## Begin Data

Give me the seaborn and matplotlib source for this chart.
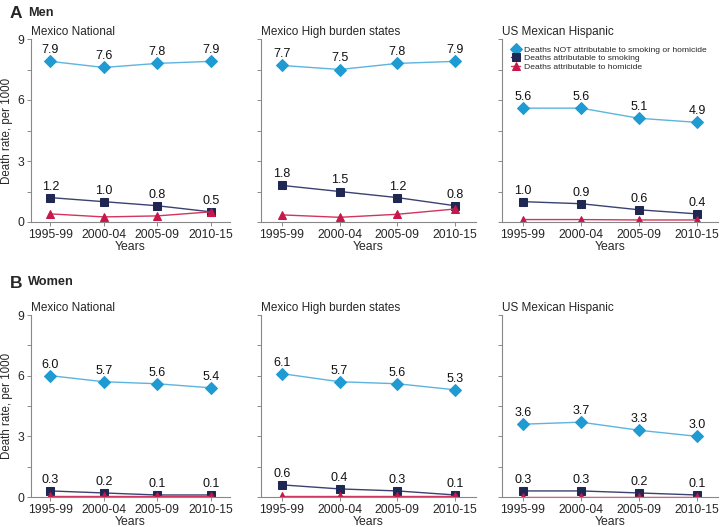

## End Data
## Begin Data

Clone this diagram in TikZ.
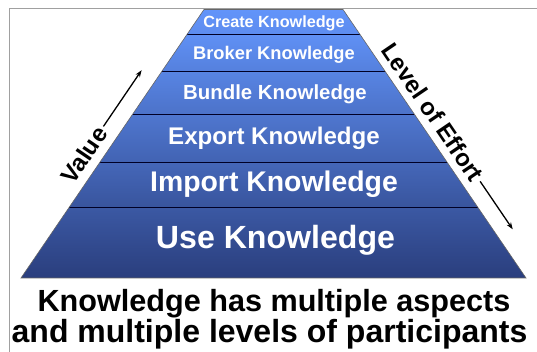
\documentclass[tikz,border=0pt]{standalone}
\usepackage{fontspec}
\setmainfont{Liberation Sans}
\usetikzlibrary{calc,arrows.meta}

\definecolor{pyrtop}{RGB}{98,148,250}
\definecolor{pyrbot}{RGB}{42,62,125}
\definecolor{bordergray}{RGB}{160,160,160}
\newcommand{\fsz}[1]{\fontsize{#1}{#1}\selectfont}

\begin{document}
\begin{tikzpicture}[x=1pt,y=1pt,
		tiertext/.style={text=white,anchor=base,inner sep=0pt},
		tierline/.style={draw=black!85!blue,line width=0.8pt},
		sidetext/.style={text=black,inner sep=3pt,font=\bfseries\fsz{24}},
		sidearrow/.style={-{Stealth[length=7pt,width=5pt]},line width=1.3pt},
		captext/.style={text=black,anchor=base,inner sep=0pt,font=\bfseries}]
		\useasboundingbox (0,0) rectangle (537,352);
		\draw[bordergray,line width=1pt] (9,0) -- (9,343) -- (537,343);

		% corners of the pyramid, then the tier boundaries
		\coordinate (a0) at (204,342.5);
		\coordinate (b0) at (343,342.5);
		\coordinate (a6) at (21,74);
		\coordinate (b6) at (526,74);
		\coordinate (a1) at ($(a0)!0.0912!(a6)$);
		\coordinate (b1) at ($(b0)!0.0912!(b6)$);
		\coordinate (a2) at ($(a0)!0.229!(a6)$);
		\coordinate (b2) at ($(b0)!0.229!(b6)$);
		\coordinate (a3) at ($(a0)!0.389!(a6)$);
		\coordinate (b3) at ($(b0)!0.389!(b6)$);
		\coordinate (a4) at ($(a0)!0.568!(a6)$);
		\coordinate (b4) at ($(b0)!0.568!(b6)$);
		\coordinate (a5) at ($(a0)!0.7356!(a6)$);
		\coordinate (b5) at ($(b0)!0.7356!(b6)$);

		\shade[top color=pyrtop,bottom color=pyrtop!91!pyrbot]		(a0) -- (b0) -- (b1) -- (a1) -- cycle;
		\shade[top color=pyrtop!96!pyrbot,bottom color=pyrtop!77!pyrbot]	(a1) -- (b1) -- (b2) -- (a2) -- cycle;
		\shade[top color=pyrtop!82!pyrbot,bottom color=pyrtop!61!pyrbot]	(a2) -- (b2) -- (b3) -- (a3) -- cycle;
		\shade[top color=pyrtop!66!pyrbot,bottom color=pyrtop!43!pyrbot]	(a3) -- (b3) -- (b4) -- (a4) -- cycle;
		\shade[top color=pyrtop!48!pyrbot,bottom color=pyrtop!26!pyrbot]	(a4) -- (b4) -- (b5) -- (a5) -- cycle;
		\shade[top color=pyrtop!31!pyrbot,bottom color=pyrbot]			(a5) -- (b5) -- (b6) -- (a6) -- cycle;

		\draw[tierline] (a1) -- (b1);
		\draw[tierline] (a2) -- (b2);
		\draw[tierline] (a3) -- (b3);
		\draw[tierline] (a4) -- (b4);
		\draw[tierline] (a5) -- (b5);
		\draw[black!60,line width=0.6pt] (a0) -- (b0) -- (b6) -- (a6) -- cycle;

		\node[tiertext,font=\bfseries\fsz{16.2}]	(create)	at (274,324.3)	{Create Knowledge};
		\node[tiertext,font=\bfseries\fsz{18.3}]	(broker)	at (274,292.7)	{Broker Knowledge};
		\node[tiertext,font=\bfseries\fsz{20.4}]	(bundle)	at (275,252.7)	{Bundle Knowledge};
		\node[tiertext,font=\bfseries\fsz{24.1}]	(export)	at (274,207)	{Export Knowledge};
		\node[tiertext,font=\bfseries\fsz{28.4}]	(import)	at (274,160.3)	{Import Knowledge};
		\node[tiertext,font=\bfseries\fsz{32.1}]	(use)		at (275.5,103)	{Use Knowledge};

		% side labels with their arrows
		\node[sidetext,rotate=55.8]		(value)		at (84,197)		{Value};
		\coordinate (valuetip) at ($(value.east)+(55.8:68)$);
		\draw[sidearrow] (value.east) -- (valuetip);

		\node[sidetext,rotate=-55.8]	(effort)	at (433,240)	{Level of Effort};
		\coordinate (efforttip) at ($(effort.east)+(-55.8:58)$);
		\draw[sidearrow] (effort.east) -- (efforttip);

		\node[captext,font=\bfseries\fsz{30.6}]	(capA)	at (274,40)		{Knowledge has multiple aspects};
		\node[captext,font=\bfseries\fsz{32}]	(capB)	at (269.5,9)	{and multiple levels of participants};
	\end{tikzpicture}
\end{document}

## End Data

**Task directions:** Pick out the lines above containing the word "this", then copy them.

**Written solution:**
Give me the seaborn and matplotlib source for this chart.
Clone this diagram in TikZ.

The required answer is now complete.